Failing registrar: AIOU students passed after Ombudsman’s intervention

University administration excluded students’ assignment marks.


Qaiser Butt April 04, 2015
The annual report does not make clear how many students were affected by this practice of the AIOU. STOCK IMAGE

ISLAMABAD: A large number of students at the Allama Iqbal Open University (AIOU) who had initially failed their final exams were given passing grades after the intervention of the Federal Ombudsman in 2013.

This disclosure was made in the Ombudsman’s annual report for 2013, which stated that the students were failed by the university because university officials failed to count the grades for their pre-exam assignments, which resulted in them having a lower grade, and pushed many students below passing. Once this practice was pointed out by the Ombudsman’s office, the university corrected the grades and issued passing grades and degrees to the affected students.

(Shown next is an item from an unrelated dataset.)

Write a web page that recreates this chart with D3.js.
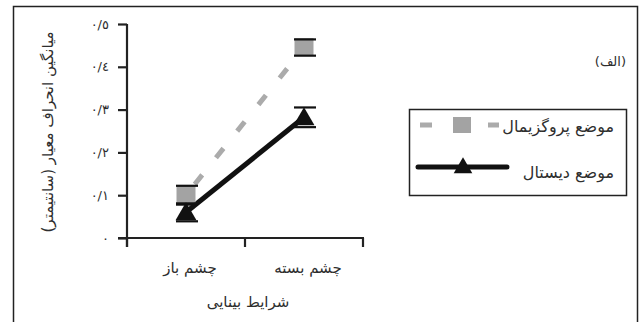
<!DOCTYPE html>
<html>
<head>
<meta charset="utf-8">
<script src="https://cdn.jsdelivr.net/npm/d3@7"></script>
<style>
  html, body { margin: 0; padding: 0; background: #fff; }
  svg { display: block; }
  text { font-family: "DejaVu Sans", sans-serif; fill: #2e2e2e; }
</style>
</head>
<body>
<svg id="chart" width="644" height="322"></svg>
<script>
// Visual conditions on the x axis
const categories = ["چشم باز", "چشم بسته"];
// Mean standard deviation (cm) per position
const proximal = [0.10, 0.445];
const distal = [0.06, 0.282];
// Error bar half-lengths
const proximalErr = [0.022, 0.019];
const distalErr = [0.021, 0.023];
// Y tick values and their labels
const yTicks = [0, 0.1, 0.2, 0.3, 0.4, 0.5];
const yTickLabels = ["٠", "٠/١", "٠/٢", "٠/٣", "٠/٤", "٠/٥"];
const seriesNames = ["موضع پروگزیمال", "موضع دیستال"];
const yTitle = "میانگین انحراف معیار (سانتیمتر)";
const xTitle = "شرایط بینایی";
const panelLabel = "(الف)";

const svg = d3.select("#chart");

// Outer frame
svg.append("rect")
  .attr("x", 13.5).attr("y", 6.5)
  .attr("width", 624).attr("height", 330)
  .attr("fill", "none").attr("stroke", "#222").attr("stroke-width", 1.5);

const x = d3.scaleBand().domain(categories).range([127, 363]).padding(0);
const y = d3.scaleLinear().domain([0, 0.5]).range([238, 24]);
const cx = d => x(d) + x.bandwidth() / 2;

// Y axis
const yAxis = svg.append("g").attr("transform", "translate(127,0)")
  .call(d3.axisLeft(y).tickValues(yTicks).tickSize(9).tickFormat((d, i) => yTickLabels[i]));
yAxis.select(".domain").attr("stroke", "#222").attr("stroke-width", 2.2)
  .attr("d", `M0,${y(0.5)}V247`);
yAxis.selectAll(".tick line").attr("stroke", "#222").attr("stroke-width", 2.2);
yAxis.selectAll(".tick text")
  .attr("x", -18).attr("direction", "ltr")
  .style("font-size", "13px").style("fill", "#2e2e2e");

// X axis, with ticks at the band edges
const xAxisG = svg.append("g").attr("transform", `translate(0,${y(0)})`);
xAxisG.append("line").attr("x1", 118).attr("x2", 364).attr("y1", 0).attr("y2", 0)
  .attr("stroke", "#222").attr("stroke-width", 2.2);
const edges = [x.range()[0], x(categories[1]), x.range()[1]];
xAxisG.selectAll("line.edge").data(edges).enter().append("line")
  .attr("class", "edge")
  .attr("x1", d => d).attr("x2", d => d).attr("y1", 0).attr("y2", 9)
  .attr("stroke", "#222").attr("stroke-width", 2.2);
xAxisG.selectAll("text.cat").data(categories).enter().append("text")
  .attr("class", "cat")
  .attr("x", d => cx(d) + 4).attr("y", 35)
  .attr("text-anchor", "middle").attr("direction", "rtl")
  .style("font-size", "15px")
  .text(d => d);

// Axis titles
svg.append("text")
  .attr("x", 248).attr("y", 307)
  .attr("text-anchor", "middle").attr("direction", "rtl")
  .style("font-size", "15px").text(xTitle);
svg.append("text")
  .attr("transform", "translate(53,132) rotate(-90)")
  .attr("text-anchor", "middle").attr("direction", "rtl")
  .style("font-size", "15px").text(yTitle);

// Panel label
svg.append("text")
  .attr("x", 626).attr("y", 66)
  .attr("text-anchor", "end").attr("direction", "ltr")
  .style("font-size", "13px").text(panelLabel);

const grey = "#a3a3a3";

// Series lines
const line = d3.line().x((d, i) => cx(categories[i])).y(d => y(d));
svg.append("path").datum(proximal).attr("d", line)
  .attr("fill", "none").attr("stroke", "#ababab").attr("stroke-width", 5)
  .attr("stroke-dasharray", "12,22").attr("stroke-dashoffset", -14);
svg.append("path").datum(distal).attr("d", line)
  .attr("fill", "none").attr("stroke", "#111").attr("stroke-width", 5);

// Square markers
const sq = 19;
svg.selectAll("rect.prox").data(proximal).enter().append("rect")
  .attr("class", "prox")
  .attr("x", (d, i) => cx(categories[i]) - sq / 2)
  .attr("y", d => y(d) - sq / 2)
  .attr("width", sq).attr("height", sq - 2)
  .attr("fill", grey);

// Triangle markers
const tri = d3.symbol().type(d3.symbolTriangle).size(190);
svg.selectAll("path.dist").data(distal).enter().append("path")
  .attr("class", "dist")
  .attr("transform", (d, i) => `translate(${cx(categories[i])},${y(d) + 2})`)
  .attr("d", tri).attr("fill", "#111");

// Error bars
function errorBars(values, errs, cls) {
  const g = svg.append("g");
  values.forEach((v, i) => {
    const c = cx(categories[i]);
    [v + errs[i], v - errs[i]].forEach(e => {
      g.append("line").attr("class", cls)
        .attr("x1", c - 10).attr("x2", c + 12)
        .attr("y1", y(e)).attr("y2", y(e))
        .attr("stroke", "#111").attr("stroke-width", 2.2);
    });
  });
}
errorBars(proximal, proximalErr, "err-prox");
errorBars(distal, distalErr, "err-dist");

// Legend
const legend = svg.append("g");
legend.append("rect")
  .attr("x", 409.5).attr("y", 109.5).attr("width", 217).attr("height", 86)
  .attr("fill", "none").attr("stroke", "#222").attr("stroke-width", 1.5);
legend.append("line")
  .attr("x1", 420).attr("x2", 499).attr("y1", 125).attr("y2", 125)
  .attr("stroke", "#ababab").attr("stroke-width", 5)
  .attr("stroke-dasharray", "12,22").attr("stroke-dashoffset", 0);
legend.append("rect")
  .attr("x", 453).attr("y", 117).attr("width", 18).attr("height", 16)
  .attr("fill", grey);
legend.append("line")
  .attr("x1", 418).attr("x2", 507).attr("y1", 167).attr("y2", 167)
  .attr("stroke", "#111").attr("stroke-width", 5).attr("stroke-linecap", "round");
legend.append("path")
  .attr("transform", "translate(463,168)")
  .attr("d", d3.symbol().type(d3.symbolTriangle).size(150)).attr("fill", "#111");
legend.selectAll("text.leg").data(seriesNames).enter().append("text")
  .attr("class", "leg")
  .attr("x", 614).attr("y", (d, i) => i === 0 ? 132 : 178)
  .attr("text-anchor", "start").attr("direction", "rtl")
  .style("font-size", "16px")
  .text(d => d);
</script>
</body>
</html>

The annual report does not make clear how many students were affected by this practice of the AIOU, though the Ombudsman’s office states that 1,311 complaints about the AIOU that were admitted in 2013, 825 related to degrees and exam results, of which a large percentage were related to the failure to include assignment grades. The university administration has been advised by the Ombudsman to improve its grading system to avoid non-inclusion of assignment marks in the future.

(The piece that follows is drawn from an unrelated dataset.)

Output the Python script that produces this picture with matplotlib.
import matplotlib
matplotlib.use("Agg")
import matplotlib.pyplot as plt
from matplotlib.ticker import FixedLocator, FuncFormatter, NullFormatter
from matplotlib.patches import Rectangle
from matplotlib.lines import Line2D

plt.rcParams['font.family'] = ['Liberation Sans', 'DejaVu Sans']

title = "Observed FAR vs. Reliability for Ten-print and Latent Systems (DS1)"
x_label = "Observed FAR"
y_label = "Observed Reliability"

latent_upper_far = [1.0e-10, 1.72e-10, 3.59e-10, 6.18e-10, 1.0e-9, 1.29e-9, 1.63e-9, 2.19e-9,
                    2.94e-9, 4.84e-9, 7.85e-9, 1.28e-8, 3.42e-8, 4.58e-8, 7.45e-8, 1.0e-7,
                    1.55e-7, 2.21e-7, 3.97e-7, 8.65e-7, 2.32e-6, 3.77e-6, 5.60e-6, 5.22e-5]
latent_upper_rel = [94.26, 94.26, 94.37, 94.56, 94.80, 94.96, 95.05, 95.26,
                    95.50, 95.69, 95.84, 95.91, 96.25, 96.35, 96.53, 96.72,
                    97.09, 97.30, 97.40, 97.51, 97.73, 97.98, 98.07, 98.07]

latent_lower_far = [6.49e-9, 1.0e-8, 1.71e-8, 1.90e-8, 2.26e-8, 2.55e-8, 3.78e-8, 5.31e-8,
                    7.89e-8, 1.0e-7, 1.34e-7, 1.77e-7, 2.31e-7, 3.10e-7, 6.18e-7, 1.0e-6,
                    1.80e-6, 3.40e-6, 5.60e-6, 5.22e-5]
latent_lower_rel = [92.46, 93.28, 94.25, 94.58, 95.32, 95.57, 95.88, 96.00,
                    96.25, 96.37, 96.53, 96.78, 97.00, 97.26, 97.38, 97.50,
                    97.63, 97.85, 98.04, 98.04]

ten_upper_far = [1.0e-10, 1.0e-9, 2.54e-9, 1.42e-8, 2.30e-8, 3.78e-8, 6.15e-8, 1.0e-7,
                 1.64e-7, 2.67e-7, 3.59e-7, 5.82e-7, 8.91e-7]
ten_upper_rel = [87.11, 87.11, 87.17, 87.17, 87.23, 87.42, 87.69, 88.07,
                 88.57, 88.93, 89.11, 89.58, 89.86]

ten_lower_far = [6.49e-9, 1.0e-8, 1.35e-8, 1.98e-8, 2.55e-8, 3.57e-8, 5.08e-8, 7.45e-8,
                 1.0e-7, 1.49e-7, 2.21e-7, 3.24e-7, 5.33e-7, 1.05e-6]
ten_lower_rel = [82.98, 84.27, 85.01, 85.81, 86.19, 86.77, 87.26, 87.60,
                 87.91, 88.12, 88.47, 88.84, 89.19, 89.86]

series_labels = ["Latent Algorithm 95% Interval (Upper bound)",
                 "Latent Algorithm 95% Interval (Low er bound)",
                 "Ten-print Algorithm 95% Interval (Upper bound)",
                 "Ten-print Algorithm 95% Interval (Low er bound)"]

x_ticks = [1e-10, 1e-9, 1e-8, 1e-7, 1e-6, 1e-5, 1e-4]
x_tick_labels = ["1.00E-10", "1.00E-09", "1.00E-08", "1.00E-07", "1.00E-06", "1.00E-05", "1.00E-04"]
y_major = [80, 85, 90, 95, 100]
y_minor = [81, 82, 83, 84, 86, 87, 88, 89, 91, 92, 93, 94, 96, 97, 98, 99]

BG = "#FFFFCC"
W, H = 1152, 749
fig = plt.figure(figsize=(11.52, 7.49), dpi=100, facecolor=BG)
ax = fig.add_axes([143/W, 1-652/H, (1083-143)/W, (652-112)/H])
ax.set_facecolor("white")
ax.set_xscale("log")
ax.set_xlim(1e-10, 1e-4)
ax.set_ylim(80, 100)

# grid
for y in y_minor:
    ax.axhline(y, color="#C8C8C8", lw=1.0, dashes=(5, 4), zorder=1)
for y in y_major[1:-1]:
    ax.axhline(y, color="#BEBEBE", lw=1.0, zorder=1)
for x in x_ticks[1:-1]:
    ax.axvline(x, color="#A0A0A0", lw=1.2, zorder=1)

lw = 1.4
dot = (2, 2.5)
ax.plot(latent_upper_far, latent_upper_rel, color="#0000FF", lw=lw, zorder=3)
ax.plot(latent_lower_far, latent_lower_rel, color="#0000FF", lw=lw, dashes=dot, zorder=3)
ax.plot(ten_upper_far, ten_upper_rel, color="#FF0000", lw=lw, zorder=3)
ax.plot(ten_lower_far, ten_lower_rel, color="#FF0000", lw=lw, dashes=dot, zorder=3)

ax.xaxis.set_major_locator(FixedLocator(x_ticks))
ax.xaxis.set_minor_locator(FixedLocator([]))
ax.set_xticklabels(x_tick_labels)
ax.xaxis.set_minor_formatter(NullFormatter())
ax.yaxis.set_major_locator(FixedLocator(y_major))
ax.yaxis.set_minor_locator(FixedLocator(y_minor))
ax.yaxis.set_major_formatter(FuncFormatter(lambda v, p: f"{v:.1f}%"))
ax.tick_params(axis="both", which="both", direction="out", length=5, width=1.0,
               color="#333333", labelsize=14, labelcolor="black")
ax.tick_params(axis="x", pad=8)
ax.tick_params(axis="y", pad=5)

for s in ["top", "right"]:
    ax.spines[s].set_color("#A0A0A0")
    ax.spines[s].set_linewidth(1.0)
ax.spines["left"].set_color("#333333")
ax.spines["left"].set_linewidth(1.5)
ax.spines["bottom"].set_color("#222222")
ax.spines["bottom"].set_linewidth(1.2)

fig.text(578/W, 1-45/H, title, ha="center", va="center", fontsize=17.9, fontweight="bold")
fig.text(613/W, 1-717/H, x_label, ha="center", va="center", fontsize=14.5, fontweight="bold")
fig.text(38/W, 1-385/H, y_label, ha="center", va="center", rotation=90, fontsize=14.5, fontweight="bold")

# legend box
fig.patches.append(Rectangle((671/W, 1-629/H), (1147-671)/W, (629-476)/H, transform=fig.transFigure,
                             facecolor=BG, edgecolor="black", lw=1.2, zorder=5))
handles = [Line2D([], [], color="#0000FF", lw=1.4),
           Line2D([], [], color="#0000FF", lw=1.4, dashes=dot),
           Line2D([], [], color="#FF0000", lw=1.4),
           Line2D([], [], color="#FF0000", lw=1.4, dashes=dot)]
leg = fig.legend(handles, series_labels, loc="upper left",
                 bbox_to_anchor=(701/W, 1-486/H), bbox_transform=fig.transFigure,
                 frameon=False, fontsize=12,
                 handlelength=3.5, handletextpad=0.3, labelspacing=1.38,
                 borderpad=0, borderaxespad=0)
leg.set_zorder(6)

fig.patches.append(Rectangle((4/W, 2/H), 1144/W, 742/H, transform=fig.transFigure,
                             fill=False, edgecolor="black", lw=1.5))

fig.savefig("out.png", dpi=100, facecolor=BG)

The total number of complaints against the AIOU received in 2013 was slightly lower than the 1,369 received in 2012, but much higher than the 897 admitted in 2009. The total number of complaints received by the Ombudsman about the AIOU was the fifth largest total, behind only the National Database and Registration Authority (Nadra), the state-owned gas utilities, Sui Southern Gas Company (SSGC) and Sui Northern Gas Pipelines (SNGP), and the state-owned electric utility companies.

The AIOU, established in 1974, was at the time of its establishment the only university that employs distance learning as its only method of teaching. Since then, the internet-based Virtual University has also joined the ranks of state-run universities providing distance learning.

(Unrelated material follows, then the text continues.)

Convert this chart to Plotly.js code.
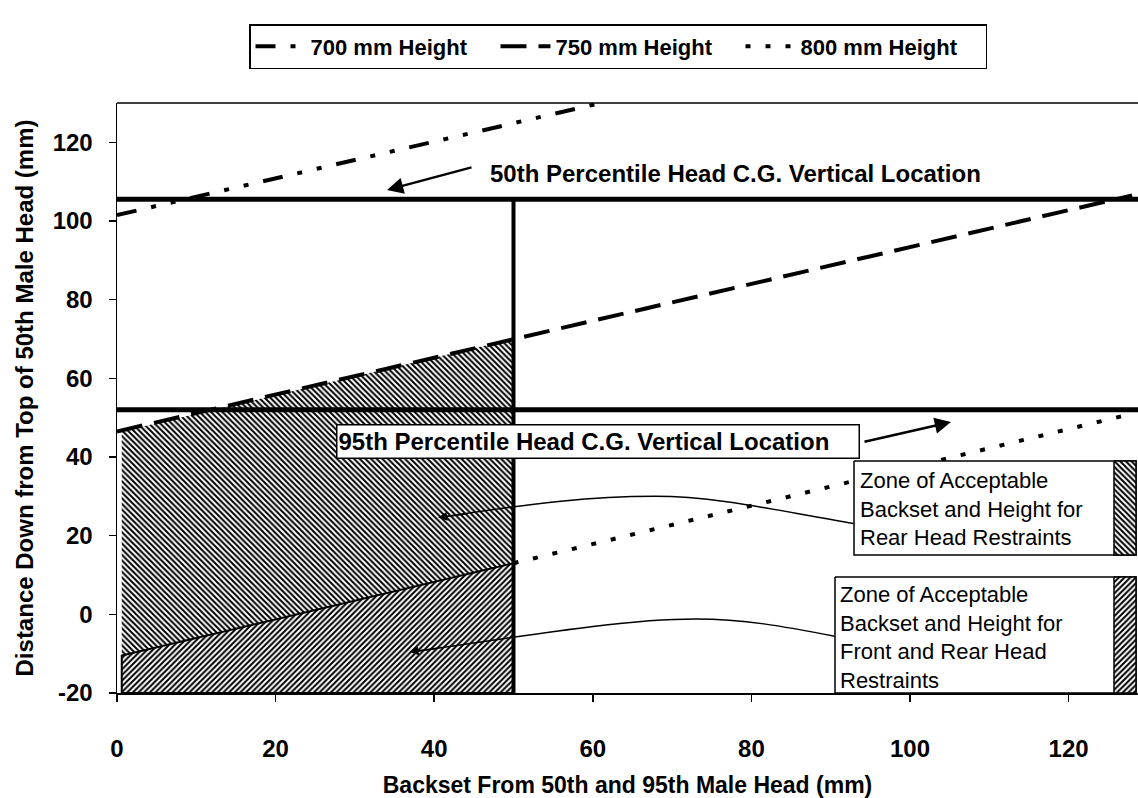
<!DOCTYPE html>
<html><head><meta charset="utf-8">
<script src="https://cdn.plot.ly/plotly-3.0.1.min.js"></script>
<style>html,body{margin:0;padding:0;background:#fff}</style>
</head><body><div id="chart" style="width:1138px;height:798px"></div>
<script>
// ---------- data (mm) ----------
const backset   = [0, 50, 128];        // x positions for the height lines
const h700x     = [0, 61];
const h700y     = [101.5, 130];
const h750y     = [46.5, 70, 106.5];
const h800y     = [-10.5, 13, 51];
const head50    = 105.5;               // 50th percentile head C.G.
const head95    = 52;                  // 95th percentile head C.G.
const zoneX     = [0.6, 50];           // acceptable backset range
const yFloor    = -20;
const xTicks    = [0, 20, 40, 60, 80, 100, 120];
const yTicks    = [-20, 0, 20, 40, 60, 80, 100, 120];
const yTickText = ['-20', '0', '20', '40', '60', '80', '100', '120'];

// ---------- geometry helpers (pixel -> paper) ----------
const W = 1138, H = 798, L = 117, R = 1138, T = 103, B = 693;
const px = x => (x - L) / (R - L);
const py = y => (B - y) / (B - T);
const FONT = 'Liberation Sans, Arial, sans-serif';
const HATCH_A = {shape: '\\', size: 4, solidity: 0.5, fgcolor: '#000', bgcolor: '#fff'};
const HATCH_B = {shape: '/', size: 4, solidity: 0.5, fgcolor: '#000', bgcolor: '#fff'};

const traces = [];
// hatched zones
traces.push({
  x: [zoneX[0], zoneX[1], zoneX[1], zoneX[0], zoneX[0]],
  y: [h800y[0], h800y[1], h750y[1], h750y[0], h800y[0]],
  mode: 'lines', fill: 'toself', line: {width: 0, color: '#000'},
  fillcolor: 'white', fillpattern: HATCH_A, showlegend: false, hoverinfo: 'skip'
});
traces.push({
  x: [zoneX[0], zoneX[1], zoneX[1], zoneX[0], zoneX[0]],
  y: [yFloor, yFloor, h800y[1], h800y[0], yFloor],
  mode: 'lines', fill: 'toself', line: {width: 2, color: '#000'},
  fillcolor: 'white', fillpattern: HATCH_B, showlegend: false, hoverinfo: 'skip'
});
// percentile head lines
traces.push({x: [0, 128.75], y: [head50, head50], mode: 'lines', line: {color: '#000', width: 5}, showlegend: false});
traces.push({x: [0, 128.75], y: [head95, head95], mode: 'lines', line: {color: '#000', width: 5}, showlegend: false});
traces.push({x: [zoneX[1], zoneX[1]], y: [yFloor, head50], mode: 'lines', line: {color: '#000', width: 4}, showlegend: false});
// height lines
traces.push({name: '700 mm Height', x: h700x, y: h700y, mode: 'lines',
  line: {color: '#000', width: 4, dash: '20px,15px,5px,15px,5px,15px'}});
traces.push({name: '750 mm Height', x: backset, y: h750y, mode: 'lines',
  line: {color: '#000', width: 4, dash: '26px,12px'}});
traces.push({name: '800 mm Height', x: backset.slice(1), y: h800y.slice(1), mode: 'lines',
  line: {color: '#000', width: 4, dash: '5px,15px'}});

// key boxes (pixel-space overlay axes)
function rectTrace(x0, y0, x1, y1, extra) {
  return Object.assign({x: [x0, x1, x1, x0, x0], y: [y0, y0, y1, y1, y0], xaxis: 'x2', yaxis: 'y2',
    mode: 'lines', fill: 'toself', showlegend: false, hoverinfo: 'skip'}, extra);
}
traces.push(rectTrace(854, 461, 1136, 555, {fillcolor: '#fff', line: {color: '#000', width: 1.5}}));
traces.push(rectTrace(1114, 461, 1136, 555, {fillcolor: '#fff', line: {color: '#000', width: 1.5}, fillpattern: HATCH_A}));
traces.push(rectTrace(835, 577, 1136, 693, {fillcolor: '#fff', line: {color: '#000', width: 1.5}}));
traces.push(rectTrace(1114, 577, 1136, 693, {fillcolor: '#fff', line: {color: '#000', width: 1.5}, fillpattern: HATCH_B}));

const annotations = [
  {xref: 'paper', yref: 'paper', x: px(488), y: py(173), xanchor: 'left', yanchor: 'middle', showarrow: false,
   text: '50th Percentile Head C.G. Vertical Location', font: {family: FONT, size: 24, weight: 'bold', color: '#000'}},
  {xref: 'paper', yref: 'paper', x: px(387), y: py(190), ax: 86, ay: -23, text: '', showarrow: true,
   arrowhead: 2, arrowsize: 1.3, arrowwidth: 2.5, arrowcolor: '#000'},
  {xref: 'paper', yref: 'paper', x: px(336), y: py(424), xanchor: 'left', yanchor: 'top', showarrow: false,
   text: '95th Percentile Head C.G. Vertical Location', align: 'left', width: 519, height: 30, borderpad: 1,
   bgcolor: '#fff', bordercolor: '#000', borderwidth: 1.5,
   font: {family: FONT, size: 24, weight: 'bold', color: '#000'}},
  {xref: 'paper', yref: 'paper', x: px(951), y: py(422), ax: -88, ay: 20, text: '', showarrow: true,
   arrowhead: 2, arrowsize: 1.3, arrowwidth: 2.5, arrowcolor: '#000'},
  {xref: 'paper', yref: 'paper', x: px(858), y: py(466), xanchor: 'left', yanchor: 'top', showarrow: false, align: 'left',
   text: 'Zone of Acceptable<br>Backset and Height for<br>Rear Head Restraints',
   font: {family: FONT, size: 22, color: '#000'}},
  {xref: 'paper', yref: 'paper', x: px(838), y: py(580), xanchor: 'left', yanchor: 'top', showarrow: false, align: 'left',
   text: 'Zone of Acceptable<br>Backset and Height for<br>Front and Rear Head<br>Restraints',
   font: {family: FONT, size: 22, color: '#000'}},
  // arrowheads of the leader curves
  {xref: 'x', yref: 'y', x: 40.5, y: 24.6, ax: 30, ay: -4, text: '', showarrow: true,
   arrowhead: 2, arrowsize: 1.2, arrowwidth: 1.5, arrowcolor: '#000'},
  {xref: 'x', yref: 'y', x: 36.9, y: -9.6, ax: 30, ay: -4, text: '', showarrow: true,
   arrowhead: 2, arrowsize: 1.2, arrowwidth: 1.5, arrowcolor: '#000'}
];

const shapes = [
  {type: 'line', xref: 'paper', yref: 'paper', x0: 0, x1: 1, y0: 1, y1: 1, line: {color: '#000', width: 1.5}},
  {type: 'path', xref: 'x', yref: 'y', layer: 'above', line: {color: '#000', width: 1.5},
   path: 'M 92.9,23.1 C 84,26 76,30 67.8,30 C 60,30 53,28.5 41,24.7'},
  {type: 'path', xref: 'x', yref: 'y', layer: 'above', line: {color: '#000', width: 1.5},
   path: 'M 90.5,-5.6 C 84,-3 79,-1.2 73,-1.2 C 65,-1.2 56,-4 37.5,-9.5'}
];

const layout = {
  width: W, height: H,
  margin: {l: L, r: W - R, t: T, b: H - B, pad: 0},
  paper_bgcolor: '#fff', plot_bgcolor: '#fff',
  font: {family: FONT, color: '#000'},
  xaxis: {range: [0, 128.75], tickvals: xTicks, showgrid: false, zeroline: false,
    showline: true, linecolor: '#000', linewidth: 1.5, ticks: 'outside', ticklen: 7, tickcolor: '#000', tickwidth: 1.5,
    ticklabelstandoff: 27, tickfont: {family: FONT, size: 24, weight: 'bold'},
    title: {text: 'Backset From 50th and 95th Male Head (mm)', standoff: 20, font: {family: FONT, size: 23, weight: 'bold'}}},
  yaxis: {range: [-20, 130], tickvals: yTicks, ticktext: yTickText, showgrid: false, zeroline: false,
    showline: true, linecolor: '#000', linewidth: 1.5, ticks: 'outside', ticklen: 7, tickcolor: '#000', tickwidth: 1.5,
    ticklabelstandoff: 11, tickfont: {family: FONT, size: 24, weight: 'bold'},
    title: {text: 'Distance Down from Top of 50th Male Head (mm)', standoff: 12, font: {family: FONT, size: 24, weight: 'bold'}}},
  xaxis2: {overlaying: 'x', range: [L, R], visible: false, fixedrange: true},
  yaxis2: {overlaying: 'y', range: [B, T], visible: false, fixedrange: true},
  showlegend: true,
  legend: {orientation: 'h', x: px(249), xanchor: 'left', y: py(24), yanchor: 'top',
    bgcolor: '#fff', bordercolor: '#000', borderwidth: 1.5, itemwidth: 50,
    entrywidth: 180, entrywidthmode: 'pixels',
    font: {family: FONT, size: 22, weight: 'bold', color: '#000'}},
  annotations: annotations, shapes: shapes
};

Plotly.newPlot('chart', traces, layout, {staticPlot: true, displayModeBar: false});
</script></body></html>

When it was set up, it was meant to provide promising students who lived in rural or inaccessible areas the opportunity to gain a tertiary education at low cost without having to move away from where they lived. In a conservative society where many families are reluctant to send their daughters out for tertiary education, it has provided many women with the opportunity to pursue higher education while not having to go against family traditions.

The university has a total enrolment of around 500,000 in its bachelors, masters and PhD programmes, and has an annual intake of close to 100,000 students, making it the largest institution of higher education in the country.

Published in The Express Tribune, April 5th, 2015.